Argentina seeks to deflect criticism during Clinton visit

BUENOS AIRES, Oct. 15 (JTA) — Appearances seem to be everything for the Argentine government. Argentine President Carlos Menem was so concerned that his administration would be criticized for its inability to find those responsible for two terror bombings of Jewish targets earlier in the decade that he called Jewish leaders to the presidential palace Tuesday to seek from them assurances that they would not bring up the issue during a meeting with President Clinton. Although details of the meeting with Menem were not disclosed, Jewish communal sources said they had acquiesced to Menem’s request. “We will not show ourselves to be bad Argentines, criticizing our country before Clinton,” a source said.

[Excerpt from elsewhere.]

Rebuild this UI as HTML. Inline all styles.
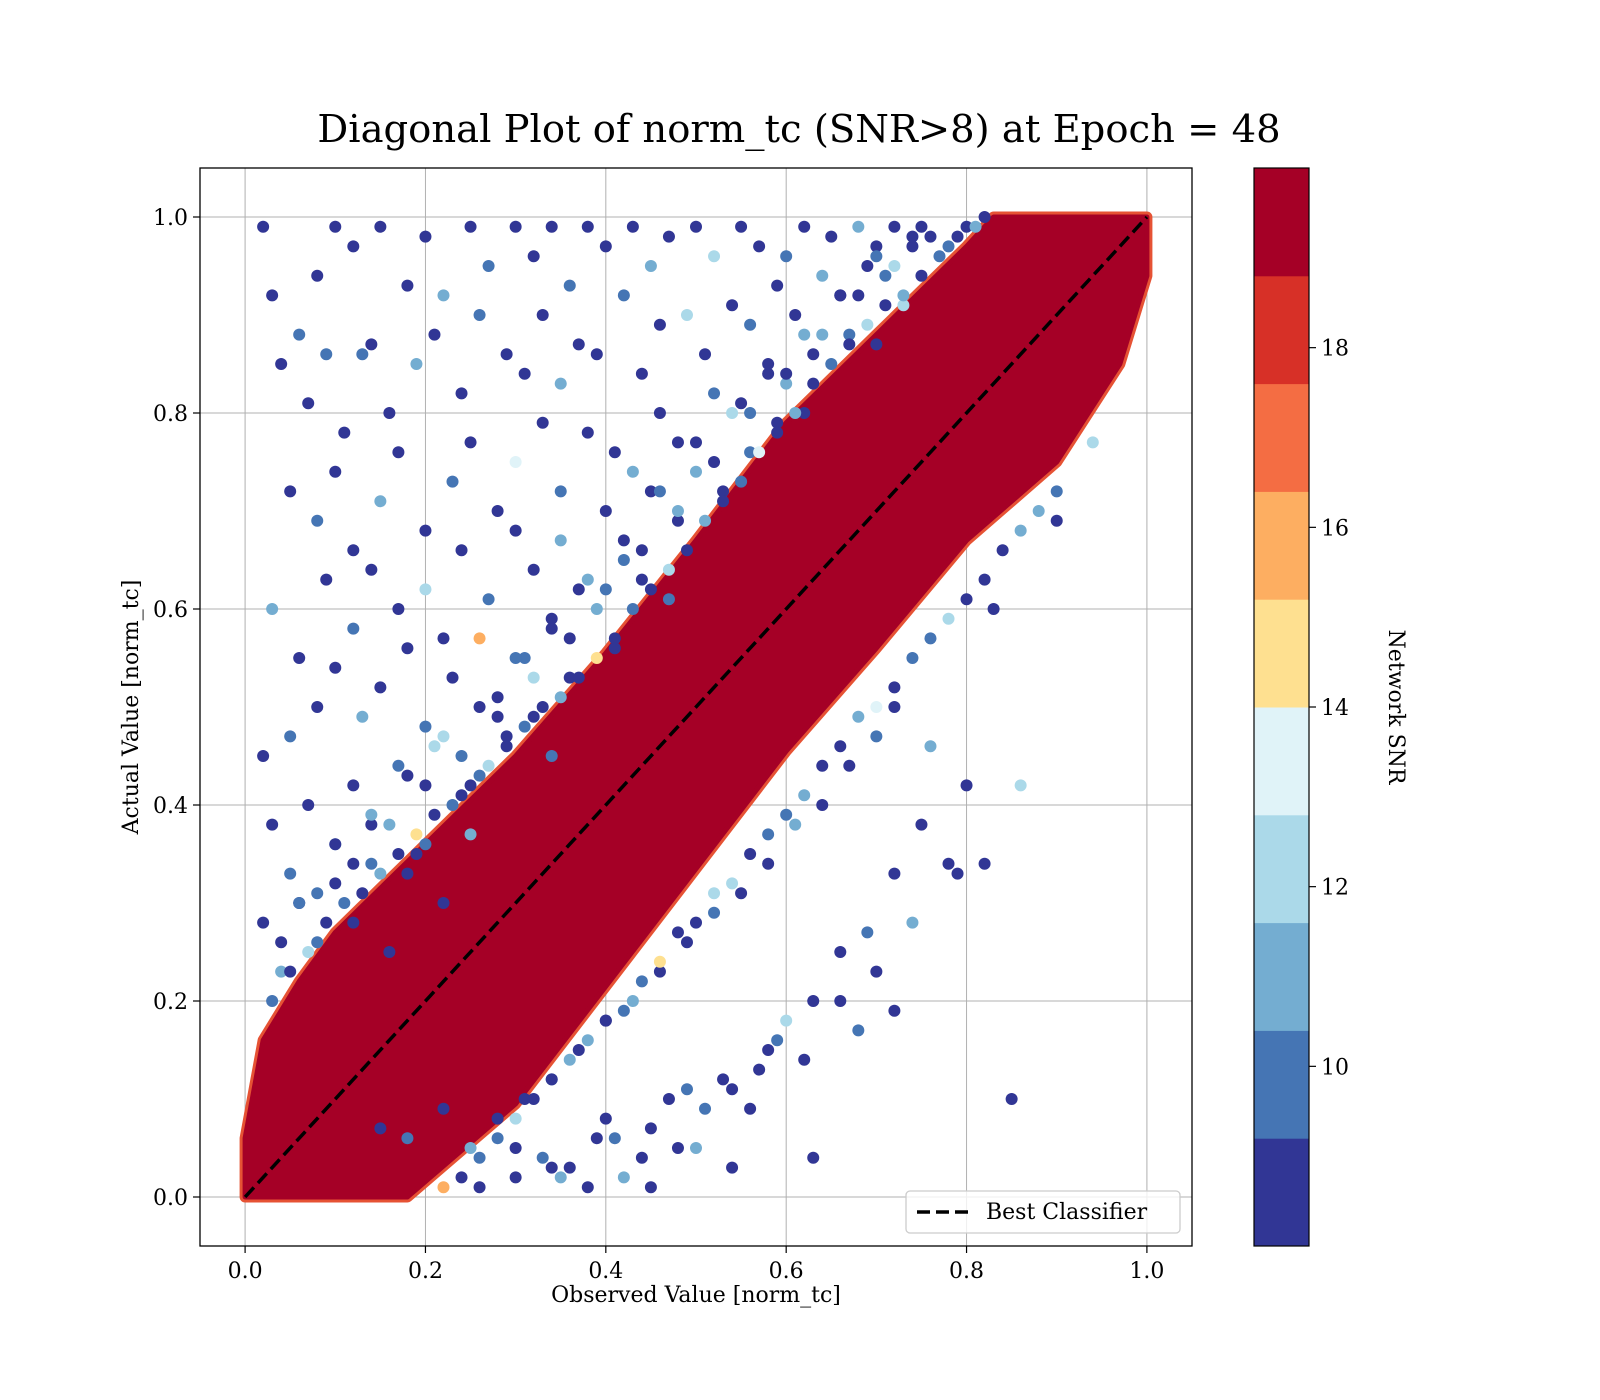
<!DOCTYPE html>
<html><head><meta charset="utf-8"><style>
body{margin:0;background:#fff}
svg{display:block;font-family:"DejaVu Serif","Liberation Serif",serif}
</style></head><body>
<svg id="chart" width="1600" height="1400" viewBox="0 0 1600 1400">
<text x="799" y="142" font-size="38.5" text-anchor="middle">Diagonal Plot of norm_tc (SNR&gt;8) at Epoch = 48</text>
<defs><clipPath id="clip"><rect x="200" y="168" width="992" height="1078"/></clipPath></defs>
<g id="grid"></g>
<g id="band" clip-path="url(#clip)"></g>
<g id="pts" clip-path="url(#clip)"></g>
<line id="diag" stroke="#000" stroke-width="3.5" stroke-dasharray="13,6"/>
<rect x="200" y="168" width="992" height="1078" fill="none" stroke="#000" stroke-width="1.3"/>
<g id="ticks" font-size="22"></g>
<text x="696" y="1302" font-size="22" text-anchor="middle">Observed Value [norm_tc]</text>
<text transform="translate(138,707) rotate(-90)" font-size="22" text-anchor="middle">Actual Value [norm_tc]</text>
<g>
<rect x="906" y="1191" width="274" height="42" rx="4" fill="#fff" fill-opacity="0.8" stroke="#ccc" stroke-width="1.3"/>
<line x1="917" y1="1212" x2="970" y2="1212" stroke="#000" stroke-width="3.5" stroke-dasharray="13,6"/>
<text x="986" y="1219" font-size="22">Best Classifier</text>
</g>
<g id="cbar"></g>
<text transform="translate(1389,707) rotate(90)" font-size="22" text-anchor="middle">Network SNR</text>
</svg>
<script>
const xTicks=[0,0.2,0.4,0.6,0.8,1.0];
const yTicks=[0,0.2,0.4,0.6,0.8,1.0];
const cbTicks=[10,12,14,16,18];
const cbColors=["#313695","#4575b4","#74add1","#abd9e9","#e0f3f8","#fee090","#fdae61","#f46d43","#d73027","#a50026"];
const bandUpper=[[0,0],[0,0.06],[0.02,0.16],[0.06,0.22],[0.1,0.27],[0.2,0.36],[0.3,0.45],[0.4,0.555],[0.5,0.67],[0.6,0.79],[0.7,0.88],[0.8,0.97],[0.83,1.0],[1.0,1.0]];
const bandLower=[[1.0,0.94],[0.97,0.85],[0.9,0.75],[0.8,0.67],[0.7,0.56],[0.6,0.455],[0.5,0.335],[0.4,0.215],[0.3,0.095],[0.18,0.0],[0,0]];
const ptX=[0.02,0.03,0.06,0.08,0.1,0.12,0.13,0.15,0.18,0.2,0.22,0.25,0.27,0.3,0.32,0.34,0.36,0.38,0.4,0.43,0.45,0.47,0.5,0.52,0.55,0.57,0.6,0.62,0.65,0.68,0.7,0.72,0.75,0.78,0.8,0.82,
0.04,0.07,0.09,0.11,0.14,0.16,0.19,0.21,0.24,0.26,0.29,0.31,0.33,0.35,0.37,0.39,0.42,0.44,0.46,0.49,0.51,0.54,0.56,0.59,0.61,0.64,0.66,0.69,0.71,0.74,
0.05,0.08,0.1,0.12,0.15,0.17,0.2,0.23,0.25,0.28,0.3,0.33,0.35,0.38,0.41,0.43,0.46,0.48,0.52,0.55,0.58,0.6,0.63,0.67,0.7,0.73,
0.03,0.06,0.09,0.12,0.14,0.17,0.2,0.22,0.24,0.27,0.3,0.32,0.35,0.37,0.4,0.42,0.45,0.48,0.5,0.53,0.56,0.59,0.62,
0.02,0.05,0.08,0.1,0.13,0.15,0.18,0.2,0.23,0.26,0.28,0.31,0.34,0.36,0.39,0.41,0.44,0.47,
0.03,0.05,0.07,0.1,0.12,0.14,0.17,0.19,0.21,0.24,0.26,0.29,0.32,0.34,
0.02,0.04,0.06,0.08,0.1,0.12,0.14,0.16,0.18,0.2,0.22,0.25,
0.15,0.18,0.22,0.25,0.28,0.31,0.34,0.37,0.4,0.43,0.46,0.49,0.52,0.55,0.58,0.61,0.64,0.67,0.7,0.72,0.76,0.8,0.86,
0.3,0.33,0.36,0.39,0.42,0.45,0.48,0.51,0.54,0.57,0.6,0.63,0.66,0.69,0.72,0.75,0.79,0.83,
0.34,0.38,0.41,0.44,0.47,0.5,0.53,0.56,0.59,0.62,0.66,0.7,0.74,0.78,0.82,0.9,
0.26,0.3,0.35,0.4,0.45,0.49,0.54,0.58,0.63,0.68,0.72,0.85,
0.03,0.05,0.07,0.09,0.11,0.13,0.15,0.17,0.19,0.21,0.23,0.25,0.27,0.29,0.31,0.33,0.35,0.37,0.39,0.41,0.43,0.45,0.47,0.49,0.51,0.53,0.55,0.57,0.59,0.61,0.63,0.65,0.67,0.69,0.71,0.73,0.75,0.77,0.79,0.81,
0.04,0.08,0.12,0.16,0.2,0.24,0.28,0.32,0.36,0.4,0.44,0.48,0.52,0.56,0.6,0.64,0.68,0.72,0.76,
0.22,0.26,0.3,0.34,0.38,0.42,0.46,0.5,0.54,0.58,0.62,0.66,0.7,0.74,0.78,0.82,0.86,0.9,0.94,
0.24,0.28,0.32,0.36,0.4,0.44,0.48,0.52,0.56,0.6,0.64,0.68,0.72,0.76,0.8,0.84,0.88,
0.06,0.1,0.14,0.18,0.22,0.26,0.3,0.34,0.38,0.42,0.46,0.5,0.54,0.58,0.62,0.66,0.7,0.74];
const ptY=[0.99,0.92,0.88,0.94,0.99,0.97,0.86,0.99,0.93,0.98,0.92,0.99,0.95,0.99,0.96,0.99,0.93,0.99,0.97,0.99,0.95,0.98,0.99,0.96,0.99,0.97,0.96,0.99,0.98,0.99,0.97,0.99,0.99,0.97,0.99,1.0,
0.85,0.81,0.86,0.78,0.87,0.8,0.85,0.88,0.82,0.9,0.86,0.84,0.9,0.83,0.87,0.86,0.92,0.84,0.89,0.9,0.86,0.91,0.89,0.93,0.9,0.94,0.92,0.95,0.94,0.97,
0.72,0.69,0.74,0.66,0.71,0.76,0.68,0.73,0.77,0.7,0.75,0.79,0.72,0.78,0.76,0.74,0.8,0.77,0.82,0.81,0.84,0.83,0.86,0.88,0.87,0.91,
0.6,0.55,0.63,0.58,0.64,0.6,0.62,0.57,0.66,0.61,0.68,0.64,0.67,0.62,0.7,0.65,0.72,0.69,0.74,0.72,0.76,0.79,0.8,
0.45,0.47,0.5,0.54,0.49,0.52,0.56,0.48,0.53,0.57,0.51,0.55,0.59,0.53,0.6,0.56,0.63,0.61,
0.38,0.33,0.4,0.36,0.42,0.38,0.44,0.35,0.46,0.41,0.43,0.47,0.49,0.45,
0.28,0.23,0.3,0.26,0.32,0.28,0.34,0.25,0.33,0.36,0.3,0.37,
0.07,0.06,0.09,0.05,0.08,0.1,0.12,0.15,0.18,0.2,0.23,0.26,0.29,0.31,0.34,0.38,0.4,0.44,0.47,0.5,0.46,0.42,0.42,
0.02,0.04,0.03,0.06,0.02,0.07,0.05,0.09,0.11,0.13,0.18,0.2,0.25,0.27,0.33,0.38,0.33,0.6,
0.03,0.01,0.06,0.04,0.1,0.05,0.12,0.09,0.16,0.14,0.2,0.23,0.28,0.34,0.34,0.69,
0.01,0.05,0.02,0.08,0.01,0.11,0.03,0.15,0.04,0.17,0.19,0.1,
0.2,0.23,0.25,0.28,0.3,0.31,0.33,0.35,0.37,0.39,0.4,0.42,0.44,0.46,0.48,0.5,0.51,0.53,0.55,0.57,0.6,0.62,0.64,0.66,0.69,0.71,0.73,0.76,0.78,0.8,0.83,0.85,0.87,0.89,0.91,0.92,0.94,0.96,0.98,0.99,
0.26,0.31,0.34,0.38,0.42,0.45,0.49,0.53,0.57,0.62,0.66,0.7,0.75,0.8,0.84,0.88,0.92,0.95,0.98,
0.01,0.04,0.08,0.12,0.16,0.19,0.24,0.28,0.32,0.37,0.41,0.46,0.5,0.55,0.59,0.63,0.68,0.72,0.77,
0.02,0.06,0.1,0.14,0.18,0.22,0.27,0.31,0.35,0.39,0.44,0.49,0.52,0.57,0.61,0.66,0.7,
0.3,0.36,0.39,0.43,0.47,0.5,0.55,0.58,0.63,0.67,0.72,0.77,0.8,0.85,0.88,0.92,0.96,0.98];
const ptSnr=[8.5,8.5,10,8.5,8.5,8.5,10,8.5,8.5,8.5,11,8.5,10,8.5,8.5,8.5,10,8.5,8.5,8.5,11,8.5,8.5,12,8.5,8.5,10,8.5,8.5,11,8.5,8.5,8.5,10,8.5,8.5,
8.5,8.5,10,8.5,8.5,8.5,11,8.5,8.5,10,8.5,8.5,8.5,11,8.5,8.5,10,8.5,8.5,12,8.5,8.5,10,8.5,8.5,11,8.5,8.5,10,8.5,
8.5,10,8.5,8.5,11,8.5,8.5,10,8.5,8.5,13,8.5,10,8.5,8.5,11,8.5,8.5,10,8.5,8.5,11,8.5,10,8.5,12,
11,8.5,8.5,10,8.5,8.5,12,8.5,8.5,10,8.5,8.5,11,8.5,8.5,10,8.5,8.5,11,8.5,10,8.5,8.5,
8.5,10,8.5,8.5,11,8.5,8.5,10,8.5,16,8.5,10,8.5,8.5,11,8.5,8.5,10,
8.5,10,8.5,11,8.5,8.5,10,8.5,12,8.5,10,8.5,8.5,10,
8.5,11,8.5,10,8.5,8.5,10,8.5,8.5,10,8.5,11,
8.5,10,8.5,11,8.5,8.5,10,8.5,8.5,11,8.5,8.5,10,8.5,8.5,11,8.5,8.5,10,8.5,11,8.5,12,
8.5,10,8.5,8.5,11,8.5,8.5,10,8.5,8.5,12,8.5,8.5,10,8.5,8.5,8.5,8.5,
8.5,8.5,10,8.5,8.5,11,8.5,8.5,10,8.5,8.5,8.5,11,8.5,8.5,8.5,
8.5,8.5,11,8.5,8.5,10,8.5,8.5,8.5,10,8.5,8.5,
10,8.5,12,8.5,10,8.5,11,8.5,14,8.5,10,8.5,12,8.5,10,8.5,11,8.5,15,8.5,10,8.5,12,8.5,11,8.5,10,13,8.5,11,8.5,10,8.5,12,8.5,11,8.5,10,8.5,11,
8.5,10,8.5,11,8.5,10,8.5,12,8.5,10,8.5,11,8.5,10,8.5,11,8.5,12,8.5,
16,10,12,8.5,11,10,15,8.5,12,10,11,8.5,13,10,12,8.5,11,10,12,
8.5,10,8.5,11,8.5,10,8.5,12,8.5,10,8.5,11,8.5,10,8.5,8.5,11,
10,8.5,11,8.5,12,8.5,10,8.5,11,8.5,10,8.5,12,8.5,11,8.5,10,8.5];
const NS="http://www.w3.org/2000/svg";
const X0=200,X1=1192,Y0=1246,Y1=168,DMIN=-0.05,DMAX=1.05;
const sx=v=>X0+(v-DMIN)/(DMAX-DMIN)*(X1-X0);
const sy=v=>Y0-(v-DMIN)/(DMAX-DMIN)*(Y0-Y1);
const CBX=1254,CBW=55,CB0=1246,CB1=168,CMIN=8,CMAX=20;
const cy=v=>CB0-(v-CMIN)/(CMAX-CMIN)*(CB0-CB1);
const col=s=>cbColors[Math.max(0,Math.min(9,Math.floor((s-CMIN)/1.2)))];
function mk(tag,attrs,parent){const e=document.createElementNS(NS,tag);for(const k in attrs)e.setAttribute(k,attrs[k]);parent.appendChild(e);return e;}
const grid=document.getElementById('grid'),ticks=document.getElementById('ticks');
xTicks.forEach(t=>{
  const g=mk('line',{x1:sx(t),x2:sx(t),y1:Y1,y2:Y0,stroke:'#b0b0b0','stroke-width':1},grid);
  
  
  const tk=mk('line',{x1:sx(t),x2:sx(t),y1:Y0,y2:Y0+7,stroke:'#000','stroke-width':1.2},ticks);
  
  
  const tx=mk('text',{x:sx(t),y:Y0+32,'text-anchor':'middle'},ticks);tx.textContent=t.toFixed(1);
  
  
});
yTicks.forEach(t=>{
  const g=mk('line',{x1:X0,x2:X1,y1:sy(t),y2:sy(t),stroke:'#b0b0b0','stroke-width':1},grid);
  
  
  const tk=mk('line',{x1:X0-7,x2:X0,y1:sy(t),y2:sy(t),stroke:'#000','stroke-width':1.2},ticks);
  
  
  const tx=mk('text',{x:X0-12,y:sy(t)+8,'text-anchor':'end'},ticks);tx.textContent=t.toFixed(1);
  
  
});
const band=document.getElementById('band');
const poly=bandUpper.concat(bandLower).map(p=>sx(p[0])+','+sy(p[1])).join(' ');
const fr=mk('polygon',{points:poly,fill:'#d73027',stroke:'#e65234','stroke-width':11,'stroke-linejoin':'round'},band);


const bp=mk('polygon',{points:poly,fill:'#a50026',stroke:'#a50026','stroke-width':5,'stroke-linejoin':'round'},band);


const pts=document.getElementById('pts');
ptX.forEach((x,i)=>{
  const c=mk('circle',{cx:sx(x),cy:sy(ptY[i]),r:6,fill:col(ptSnr[i])},pts);
  
  
});
const d=document.getElementById('diag');
d.setAttribute('x1',sx(0));d.setAttribute('y1',sy(0));d.setAttribute('x2',sx(1));d.setAttribute('y2',sy(1));
const cb=document.getElementById('cbar');
cbColors.forEach((c,i)=>{
  const lo=CMIN+i*1.2,hi=lo+1.2;
  const r=mk('rect',{x:CBX,y:cy(hi),width:CBW,height:cy(lo)-cy(hi)+0.5,fill:c},cb);
  
  
});
const fr2=mk('rect',{x:CBX,y:CB1,width:CBW,height:CB0-CB1,fill:'none',stroke:'#000','stroke-width':1.2},cb);


cbTicks.forEach(t=>{
  const l=mk('line',{x1:CBX+CBW,x2:CBX+CBW+7,y1:cy(t),y2:cy(t),stroke:'#000','stroke-width':1.2},cb);
  
  
  const tx=mk('text',{x:CBX+CBW+12,y:cy(t)+8,'font-size':22},cb);tx.textContent=t;
  
  
});
</script>
</body></html>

Menem had wanted to prevent his government from being embarrassed over its continued inability to solve the March 17, 1992, bombing of the Israeli Embassy and the July 18, 1994, bombing of the Argentine Jewish Mutual Aid Association, also known as AMIA. The attacks in Buenos Aires killed 115 people and left hundreds of wounded. Instead of lashing out at their government, Argentine Jewish representatives said they planned to ask Clinton for information they believe is held by the FBI and CIA, but was never disclosed to Argentine investigators. Their meeting with Menem took place two days before their scheduled meeting with Clinton, who is visiting Argentina as part of his trip this week to several South American countries. In the past, Jewish leaders here and abroad have cited incompetence, corruption and anti-Semitism among security and government officials as causes for Argentina’s inability to solve either case.